• Material for the task:

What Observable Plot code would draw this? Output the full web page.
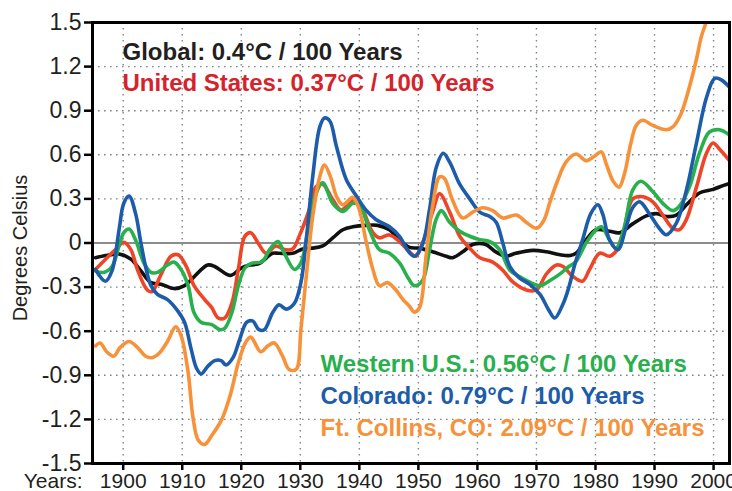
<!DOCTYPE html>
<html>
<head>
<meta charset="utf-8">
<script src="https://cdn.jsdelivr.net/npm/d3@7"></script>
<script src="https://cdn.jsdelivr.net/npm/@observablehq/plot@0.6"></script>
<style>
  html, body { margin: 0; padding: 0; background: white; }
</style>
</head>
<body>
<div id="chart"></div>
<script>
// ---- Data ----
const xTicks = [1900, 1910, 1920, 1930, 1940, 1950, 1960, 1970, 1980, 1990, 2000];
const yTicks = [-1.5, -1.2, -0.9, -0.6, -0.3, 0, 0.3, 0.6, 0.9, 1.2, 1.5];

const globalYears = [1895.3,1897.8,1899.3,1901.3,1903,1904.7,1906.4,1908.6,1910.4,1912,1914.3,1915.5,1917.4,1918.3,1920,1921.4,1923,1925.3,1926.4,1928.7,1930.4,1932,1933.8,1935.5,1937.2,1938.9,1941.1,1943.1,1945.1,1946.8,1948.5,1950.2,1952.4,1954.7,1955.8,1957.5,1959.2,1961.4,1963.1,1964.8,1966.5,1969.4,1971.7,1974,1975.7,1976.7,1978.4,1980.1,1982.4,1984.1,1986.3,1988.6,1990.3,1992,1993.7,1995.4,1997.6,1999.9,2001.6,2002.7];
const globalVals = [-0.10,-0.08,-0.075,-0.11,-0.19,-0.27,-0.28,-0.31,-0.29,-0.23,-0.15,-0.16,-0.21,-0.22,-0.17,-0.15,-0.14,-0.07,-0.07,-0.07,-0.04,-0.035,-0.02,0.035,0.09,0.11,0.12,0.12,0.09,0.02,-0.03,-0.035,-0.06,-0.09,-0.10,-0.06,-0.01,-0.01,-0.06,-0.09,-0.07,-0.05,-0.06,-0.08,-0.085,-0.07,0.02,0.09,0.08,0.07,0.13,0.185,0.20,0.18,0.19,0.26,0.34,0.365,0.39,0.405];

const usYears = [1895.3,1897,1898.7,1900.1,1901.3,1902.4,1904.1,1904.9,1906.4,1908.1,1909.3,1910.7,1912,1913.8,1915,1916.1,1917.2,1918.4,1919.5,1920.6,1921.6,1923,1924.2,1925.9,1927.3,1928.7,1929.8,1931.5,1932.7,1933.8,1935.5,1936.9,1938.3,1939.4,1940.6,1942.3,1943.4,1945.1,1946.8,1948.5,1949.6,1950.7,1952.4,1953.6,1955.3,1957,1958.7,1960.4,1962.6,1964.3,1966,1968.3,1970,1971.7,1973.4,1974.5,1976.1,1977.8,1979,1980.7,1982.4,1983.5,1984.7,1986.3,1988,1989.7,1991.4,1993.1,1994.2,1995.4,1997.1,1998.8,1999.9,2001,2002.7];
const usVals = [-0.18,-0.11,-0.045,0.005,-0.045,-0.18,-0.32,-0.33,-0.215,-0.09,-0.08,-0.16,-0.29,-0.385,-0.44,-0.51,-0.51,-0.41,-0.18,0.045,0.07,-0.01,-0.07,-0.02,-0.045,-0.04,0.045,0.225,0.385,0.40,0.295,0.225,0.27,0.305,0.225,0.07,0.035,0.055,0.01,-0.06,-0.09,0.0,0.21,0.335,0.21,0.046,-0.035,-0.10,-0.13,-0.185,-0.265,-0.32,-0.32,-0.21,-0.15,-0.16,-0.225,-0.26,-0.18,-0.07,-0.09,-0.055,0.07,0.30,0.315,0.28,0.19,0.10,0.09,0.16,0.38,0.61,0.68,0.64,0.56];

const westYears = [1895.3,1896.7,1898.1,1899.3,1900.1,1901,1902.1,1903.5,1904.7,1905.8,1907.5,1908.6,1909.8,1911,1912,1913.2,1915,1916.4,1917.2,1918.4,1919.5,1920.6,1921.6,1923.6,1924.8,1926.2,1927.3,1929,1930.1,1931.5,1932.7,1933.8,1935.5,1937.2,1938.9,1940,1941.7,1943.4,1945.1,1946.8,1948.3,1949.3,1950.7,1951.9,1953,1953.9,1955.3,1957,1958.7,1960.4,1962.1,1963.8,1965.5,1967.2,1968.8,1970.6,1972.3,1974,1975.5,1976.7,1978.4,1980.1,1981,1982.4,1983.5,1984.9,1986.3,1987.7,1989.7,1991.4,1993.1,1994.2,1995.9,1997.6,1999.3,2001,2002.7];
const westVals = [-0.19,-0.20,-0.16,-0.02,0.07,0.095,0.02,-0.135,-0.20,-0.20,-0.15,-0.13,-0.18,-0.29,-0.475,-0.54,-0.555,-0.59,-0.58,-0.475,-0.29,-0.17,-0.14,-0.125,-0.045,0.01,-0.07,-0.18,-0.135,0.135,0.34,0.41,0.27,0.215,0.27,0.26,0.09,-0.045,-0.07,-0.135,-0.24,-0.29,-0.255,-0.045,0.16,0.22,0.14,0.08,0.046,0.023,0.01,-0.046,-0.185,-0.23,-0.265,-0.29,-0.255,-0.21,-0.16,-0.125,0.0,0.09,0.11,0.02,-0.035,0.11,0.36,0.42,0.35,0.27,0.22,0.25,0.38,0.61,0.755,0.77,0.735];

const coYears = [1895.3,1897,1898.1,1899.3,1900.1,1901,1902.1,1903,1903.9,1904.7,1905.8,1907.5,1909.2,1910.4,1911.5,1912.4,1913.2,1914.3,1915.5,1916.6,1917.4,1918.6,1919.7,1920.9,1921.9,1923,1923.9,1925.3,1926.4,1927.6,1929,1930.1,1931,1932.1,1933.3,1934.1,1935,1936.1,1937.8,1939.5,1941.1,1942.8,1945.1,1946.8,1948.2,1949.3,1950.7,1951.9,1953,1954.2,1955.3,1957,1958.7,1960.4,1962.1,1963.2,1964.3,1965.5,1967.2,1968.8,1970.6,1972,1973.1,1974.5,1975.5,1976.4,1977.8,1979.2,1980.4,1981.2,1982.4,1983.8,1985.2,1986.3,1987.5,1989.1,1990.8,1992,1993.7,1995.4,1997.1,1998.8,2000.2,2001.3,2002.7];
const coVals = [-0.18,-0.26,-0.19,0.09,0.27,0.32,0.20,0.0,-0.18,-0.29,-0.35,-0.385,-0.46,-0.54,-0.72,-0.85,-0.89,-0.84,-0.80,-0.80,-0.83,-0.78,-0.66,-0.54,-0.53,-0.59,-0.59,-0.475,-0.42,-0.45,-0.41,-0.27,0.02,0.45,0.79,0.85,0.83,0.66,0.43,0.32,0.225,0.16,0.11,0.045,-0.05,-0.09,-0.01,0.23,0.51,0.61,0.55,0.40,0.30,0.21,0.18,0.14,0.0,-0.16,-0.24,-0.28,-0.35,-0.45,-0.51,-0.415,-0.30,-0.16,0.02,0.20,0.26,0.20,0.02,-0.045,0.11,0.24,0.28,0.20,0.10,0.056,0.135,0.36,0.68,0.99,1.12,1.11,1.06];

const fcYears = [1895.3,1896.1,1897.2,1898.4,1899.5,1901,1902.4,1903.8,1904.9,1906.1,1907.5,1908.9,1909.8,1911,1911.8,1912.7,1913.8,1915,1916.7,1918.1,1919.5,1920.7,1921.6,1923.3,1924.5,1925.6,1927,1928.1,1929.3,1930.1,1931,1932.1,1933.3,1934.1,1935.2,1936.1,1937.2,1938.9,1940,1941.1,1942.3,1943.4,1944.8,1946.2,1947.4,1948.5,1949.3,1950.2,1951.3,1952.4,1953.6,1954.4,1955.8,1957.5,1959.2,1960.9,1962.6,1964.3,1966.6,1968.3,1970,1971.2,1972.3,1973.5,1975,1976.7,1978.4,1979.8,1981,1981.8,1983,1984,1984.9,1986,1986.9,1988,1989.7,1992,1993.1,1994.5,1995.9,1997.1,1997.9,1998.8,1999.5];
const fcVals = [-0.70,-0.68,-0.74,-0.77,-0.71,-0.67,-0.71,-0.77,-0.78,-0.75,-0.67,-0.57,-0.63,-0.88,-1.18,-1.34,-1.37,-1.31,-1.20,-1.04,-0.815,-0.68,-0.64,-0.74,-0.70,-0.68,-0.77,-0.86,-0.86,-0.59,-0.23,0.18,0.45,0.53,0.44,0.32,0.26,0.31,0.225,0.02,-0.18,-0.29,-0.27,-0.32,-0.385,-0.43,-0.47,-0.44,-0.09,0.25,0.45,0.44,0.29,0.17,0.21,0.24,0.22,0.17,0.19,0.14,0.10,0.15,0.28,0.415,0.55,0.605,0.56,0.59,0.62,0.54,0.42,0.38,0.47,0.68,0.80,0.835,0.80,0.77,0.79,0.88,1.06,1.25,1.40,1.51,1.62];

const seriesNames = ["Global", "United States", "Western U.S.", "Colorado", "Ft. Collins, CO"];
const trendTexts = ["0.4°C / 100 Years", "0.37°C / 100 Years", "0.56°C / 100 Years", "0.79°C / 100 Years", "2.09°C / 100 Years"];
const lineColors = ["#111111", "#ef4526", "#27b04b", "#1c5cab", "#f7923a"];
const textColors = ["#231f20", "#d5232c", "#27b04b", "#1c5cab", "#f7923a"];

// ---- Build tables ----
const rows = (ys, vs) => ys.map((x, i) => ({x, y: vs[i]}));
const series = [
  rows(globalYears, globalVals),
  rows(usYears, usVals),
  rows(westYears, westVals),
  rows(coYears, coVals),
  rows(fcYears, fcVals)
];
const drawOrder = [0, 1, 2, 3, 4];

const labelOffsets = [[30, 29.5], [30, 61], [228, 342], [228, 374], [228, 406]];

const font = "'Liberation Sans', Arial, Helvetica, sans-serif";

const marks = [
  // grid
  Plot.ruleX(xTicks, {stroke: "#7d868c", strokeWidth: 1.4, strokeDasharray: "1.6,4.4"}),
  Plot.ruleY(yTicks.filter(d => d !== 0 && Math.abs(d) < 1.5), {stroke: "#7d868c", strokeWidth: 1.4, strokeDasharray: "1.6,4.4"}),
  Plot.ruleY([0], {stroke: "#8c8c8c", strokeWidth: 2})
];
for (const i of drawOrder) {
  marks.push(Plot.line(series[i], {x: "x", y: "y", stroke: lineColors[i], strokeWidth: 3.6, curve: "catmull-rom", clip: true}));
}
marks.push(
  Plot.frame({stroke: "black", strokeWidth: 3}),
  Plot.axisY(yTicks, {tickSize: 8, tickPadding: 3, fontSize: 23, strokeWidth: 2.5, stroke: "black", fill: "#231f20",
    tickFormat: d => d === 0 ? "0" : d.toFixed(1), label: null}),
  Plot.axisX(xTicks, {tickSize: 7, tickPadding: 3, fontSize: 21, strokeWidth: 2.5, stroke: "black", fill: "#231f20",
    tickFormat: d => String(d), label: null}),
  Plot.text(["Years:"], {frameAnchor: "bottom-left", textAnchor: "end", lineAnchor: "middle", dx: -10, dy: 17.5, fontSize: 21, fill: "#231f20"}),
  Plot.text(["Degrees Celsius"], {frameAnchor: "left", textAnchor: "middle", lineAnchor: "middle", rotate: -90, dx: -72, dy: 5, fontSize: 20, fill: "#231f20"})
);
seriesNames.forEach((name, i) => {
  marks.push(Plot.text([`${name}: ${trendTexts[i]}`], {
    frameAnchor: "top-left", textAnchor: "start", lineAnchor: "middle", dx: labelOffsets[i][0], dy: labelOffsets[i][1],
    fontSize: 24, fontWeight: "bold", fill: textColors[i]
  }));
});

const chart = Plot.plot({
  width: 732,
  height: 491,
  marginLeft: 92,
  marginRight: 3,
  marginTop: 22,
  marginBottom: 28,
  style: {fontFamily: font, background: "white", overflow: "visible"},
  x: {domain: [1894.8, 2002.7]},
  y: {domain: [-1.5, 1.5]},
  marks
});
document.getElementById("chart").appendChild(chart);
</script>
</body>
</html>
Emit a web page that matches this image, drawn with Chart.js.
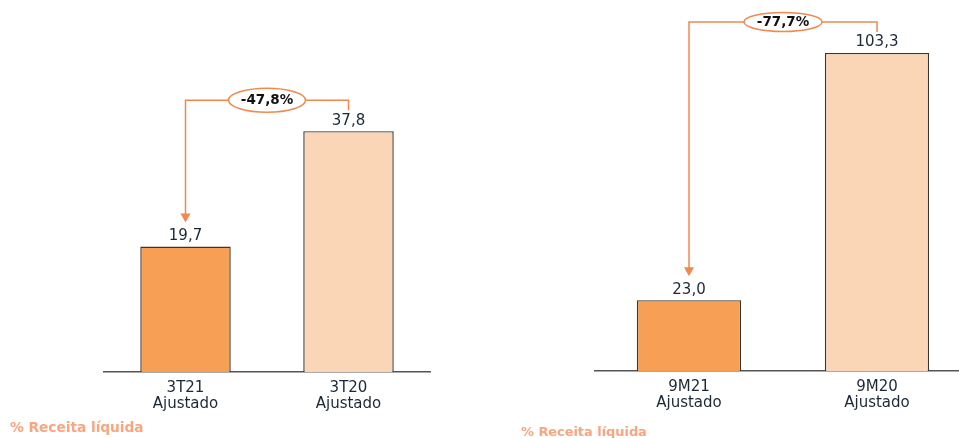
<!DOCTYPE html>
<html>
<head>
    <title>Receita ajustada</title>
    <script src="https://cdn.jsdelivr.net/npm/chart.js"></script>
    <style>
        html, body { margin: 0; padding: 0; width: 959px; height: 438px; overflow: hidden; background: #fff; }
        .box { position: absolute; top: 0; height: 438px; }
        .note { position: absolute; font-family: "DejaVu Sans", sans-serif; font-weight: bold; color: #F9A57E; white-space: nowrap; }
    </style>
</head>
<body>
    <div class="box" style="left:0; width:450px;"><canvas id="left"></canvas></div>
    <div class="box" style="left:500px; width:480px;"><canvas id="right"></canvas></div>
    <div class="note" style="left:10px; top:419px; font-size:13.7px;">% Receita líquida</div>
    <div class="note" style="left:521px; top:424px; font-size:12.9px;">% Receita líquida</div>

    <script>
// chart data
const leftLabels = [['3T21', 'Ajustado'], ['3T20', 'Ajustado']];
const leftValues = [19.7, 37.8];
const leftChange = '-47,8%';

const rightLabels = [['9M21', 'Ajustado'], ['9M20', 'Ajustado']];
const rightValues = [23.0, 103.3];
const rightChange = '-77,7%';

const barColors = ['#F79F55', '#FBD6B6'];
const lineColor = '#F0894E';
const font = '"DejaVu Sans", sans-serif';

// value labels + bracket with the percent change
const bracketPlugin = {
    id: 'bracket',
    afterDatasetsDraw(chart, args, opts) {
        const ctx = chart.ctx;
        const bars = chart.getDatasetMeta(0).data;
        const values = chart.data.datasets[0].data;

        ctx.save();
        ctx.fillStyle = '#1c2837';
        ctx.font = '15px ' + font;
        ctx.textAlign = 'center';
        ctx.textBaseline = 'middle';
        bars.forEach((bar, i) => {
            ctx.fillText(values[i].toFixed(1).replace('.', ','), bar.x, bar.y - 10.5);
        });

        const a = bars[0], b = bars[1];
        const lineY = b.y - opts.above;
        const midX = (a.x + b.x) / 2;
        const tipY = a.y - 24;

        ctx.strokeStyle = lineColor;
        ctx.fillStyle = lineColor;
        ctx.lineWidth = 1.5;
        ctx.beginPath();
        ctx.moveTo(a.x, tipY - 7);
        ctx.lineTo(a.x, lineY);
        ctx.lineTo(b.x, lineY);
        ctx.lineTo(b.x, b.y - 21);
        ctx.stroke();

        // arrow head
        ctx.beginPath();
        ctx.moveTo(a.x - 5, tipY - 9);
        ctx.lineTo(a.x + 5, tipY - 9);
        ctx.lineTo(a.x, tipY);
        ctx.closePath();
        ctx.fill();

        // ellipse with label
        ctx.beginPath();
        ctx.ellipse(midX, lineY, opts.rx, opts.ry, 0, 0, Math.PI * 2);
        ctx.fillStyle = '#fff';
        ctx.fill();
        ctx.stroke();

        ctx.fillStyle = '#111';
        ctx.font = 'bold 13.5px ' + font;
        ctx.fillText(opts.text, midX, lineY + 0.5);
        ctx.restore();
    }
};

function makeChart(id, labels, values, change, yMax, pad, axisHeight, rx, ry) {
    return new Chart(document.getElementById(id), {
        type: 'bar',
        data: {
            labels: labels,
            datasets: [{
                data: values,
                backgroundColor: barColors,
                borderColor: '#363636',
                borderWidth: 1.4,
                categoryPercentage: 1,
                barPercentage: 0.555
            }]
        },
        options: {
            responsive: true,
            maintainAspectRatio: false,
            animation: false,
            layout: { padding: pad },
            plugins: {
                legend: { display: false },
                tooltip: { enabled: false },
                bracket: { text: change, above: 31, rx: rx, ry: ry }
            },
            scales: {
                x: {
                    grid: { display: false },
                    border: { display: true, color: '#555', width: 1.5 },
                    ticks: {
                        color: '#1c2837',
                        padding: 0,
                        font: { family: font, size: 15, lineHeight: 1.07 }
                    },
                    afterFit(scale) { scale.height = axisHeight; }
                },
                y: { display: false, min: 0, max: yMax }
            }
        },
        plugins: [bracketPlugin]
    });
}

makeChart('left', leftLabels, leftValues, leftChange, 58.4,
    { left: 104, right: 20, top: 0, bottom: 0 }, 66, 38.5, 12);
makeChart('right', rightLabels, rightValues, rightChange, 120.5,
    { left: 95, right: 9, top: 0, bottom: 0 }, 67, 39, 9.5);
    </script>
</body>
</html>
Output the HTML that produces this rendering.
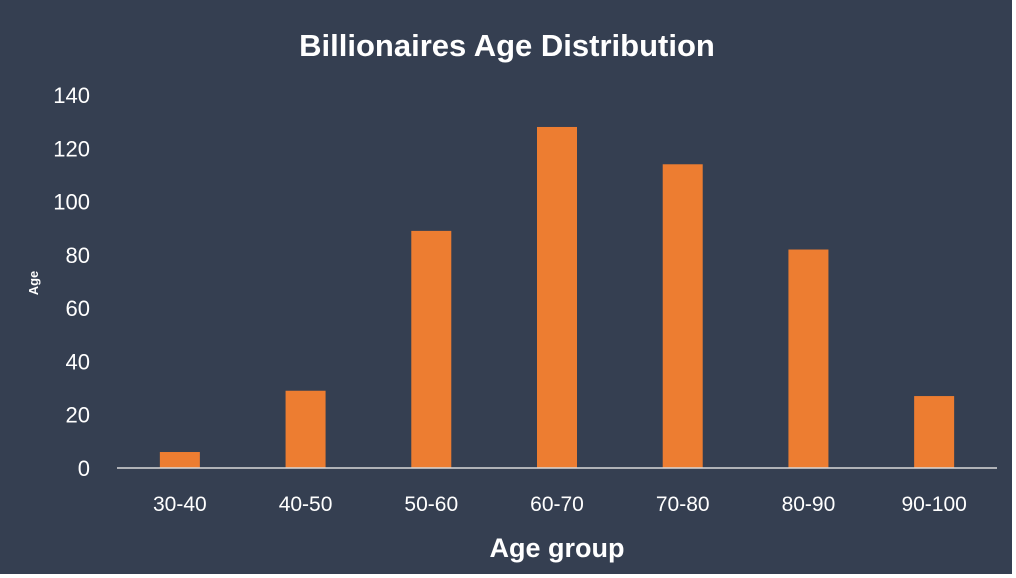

• Task to carry out: Write out exactly the opening lines of the data, stopping after the line that holds "0.9, 1.2, 1.5];". Exclude pictures.

• Final answer:
What Observable Plot code would draw this? Output the full web page.
<!DOCTYPE html>
<html>
<head>
<meta charset="utf-8">
<script src="https://cdn.jsdelivr.net/npm/d3@7"></script>
<script src="https://cdn.jsdelivr.net/npm/@observablehq/plot@0.6"></script>
<style>
  html, body { margin: 0; padding: 0; background: white; }
</style>
</head>
<body>
<div id="chart"></div>
<script>
// ---- Data ----
const xTicks = [1900, 1910, 1920, 1930, 1940, 1950, 1960, 1970, 1980, 1990, 2000];
const yTicks = [-1.5, -1.2, -0.9, -0.6, -0.3, 0, 0.3, 0.6, 0.9, 1.2, 1.5];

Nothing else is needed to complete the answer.